Частные размышления о поэмах Демулен и Испанка

Руслан Ровный
Поэма «Демулен», на беглый взгляд, является недоработанным детищем автора. Литературное недоразумение, пылкое и сплошное косноязычие слов, рифм, стиля. Читатель, прочтя его, наверняка скажет: «Какие же всё-таки уродливые и ужасные литературные дети у этого автора». Такое творение лучше не дорабатывать и переделывать, а проще написать заново. В этом, конечно, есть зерно истины. Зачастую я в первые месяцы создания произведения в некоторой степени пьян его псевдогениальностью и слеп к реальной его бесцветности и посредственной бездарности и никчёмности. Хотя мой непрофессионализм помог мне изобразить какофонию звуков революции. Когда ломаются старые академические стили и не выработан еще новый стиль. Даже строфа в главах различна, что само по себе показывает на разные стили и течения мысли революции. Вспомним «Двенадцать» Блока, где он в несвойственной себе манере выдавливал из себя в духовном поиске с подслеповатым уже и усталым взглядом своего третьего глаза ломаный стиль строки, похожей на революционные марши. Именно непрофессионализм стиля показывает всю колючесть революционной реальности и развенчивает все попытки рисовки кажущейся её ненатуральной романтики. Поэтому, «Демулен» условно написан небрежно, как будто рассказан санкюлотом революции, очевидцем пороков разнузданной толпы. Рассказ его груб, но реален с бытовой эротической подоплёкой, какая закономерна в устной похабной истории занимательного для босотвы себе подобных грубияна. «Демулен» - это похабная байка о революции и её пороках.

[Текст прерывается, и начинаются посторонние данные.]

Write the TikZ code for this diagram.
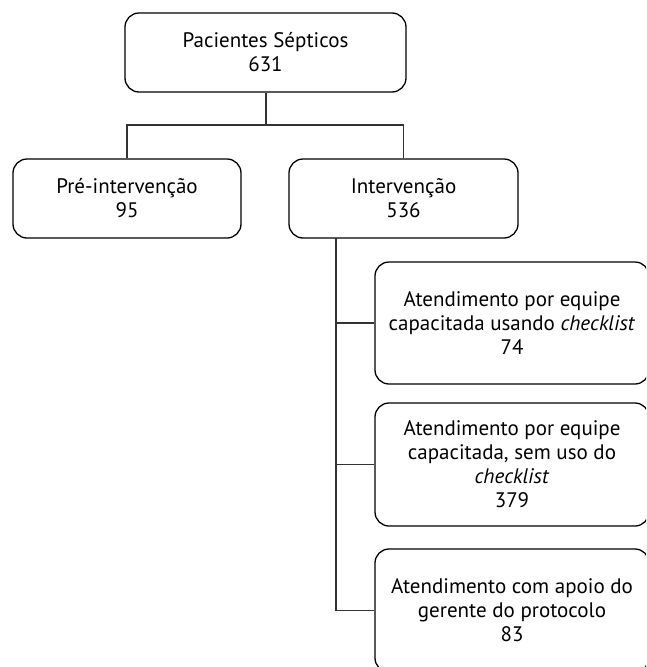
\documentclass[tikz,border=0pt]{standalone}
\usepackage{fontspec}
\setmainfont{PT Sans}
\begin{document}
\begin{tikzpicture}[x=1pt,y=-1pt,
  box/.style={draw=black,line width=1.3pt,rounded corners=14pt,align=center,
    inner sep=0pt,font=\fontsize{21}{24}\selectfont},
  link/.style={draw=black!80,line width=1.2pt}]
\useasboundingbox (0,0) rectangle (646,667);
\clip (0,0) rectangle (646,667);
\node[box,minimum width=281pt,minimum height=79pt] (top) at (265.5,52.5) {Pacientes Sépticos\\631};
\node[box,minimum width=228pt,minimum height=79pt] (pre) at (127,198.5) {Pré-intervenção\\95};
\node[box,minimum width=229pt,minimum height=79pt] (int) at (403.5,198.5) {Intervenção\\536};
\node[box,minimum width=274pt,minimum height=122pt] (c1) at (512,323) {Atendimento por equipe\\capacitada usando \textit{checklist}\\74};
\node[box,minimum width=274pt,minimum height=123pt] (c2) at (512,464.5) {Atendimento por equipe\\capacitada, sem uso do\\\textit{checklist}\\379};
\node[box,minimum width=274pt,minimum height=123pt] (c3) at (512,610.5) {Atendimento com apoio do\\gerente do protocolo\\83};
\coordinate (bar) at (266,125);
\coordinate (stem) at (336,238);
\draw[link] (top.south -| bar) -- (bar);
\draw[link] (pre.north) |- (bar) -| (int.north);
\draw[link] (stem) |- (c3.west);
\draw[link] (stem |- c1.west) -- (c1.west);
\draw[link] (stem |- c2.west) -- (c2.west);
\end{tikzpicture}
\end{document}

Совсем иное «Испанка» или «Испанская поэма». Это баллада, спетая трубадуром о том, что он видел или слышал на площадях городов, куда приезжал его шапито. Это народная история о любви, чести и достоинстве героев. И в ней автор всеми силами своего творческого вдохновения, всячески избегает чернухи, хотя она неизбежна в мрачные и тёмные времена беззаконий и вседозволенности инквизиции. «Испанка», безусловно, более всего навеяна экзотическим творчеством Николая Гумилёва, проглатываемым мной на одном дыхании и впитываемым, словно дефицитные и недостающие организму витамины, и в первую очередь, его африканской поэмой «Мик». А также влияние оказал роман Джорджа Гордона Байрона «Дон Жуан». Байрон – это мировой Пушкин, менее душевный, но с более широким кругозором умозаключений. Он обозревает все народы с лёгкостью британского империалиста и находит в каждом из них свою Таню Ларину, и у турков, и у греков, и у испанцев, и у итальянцев и т.д.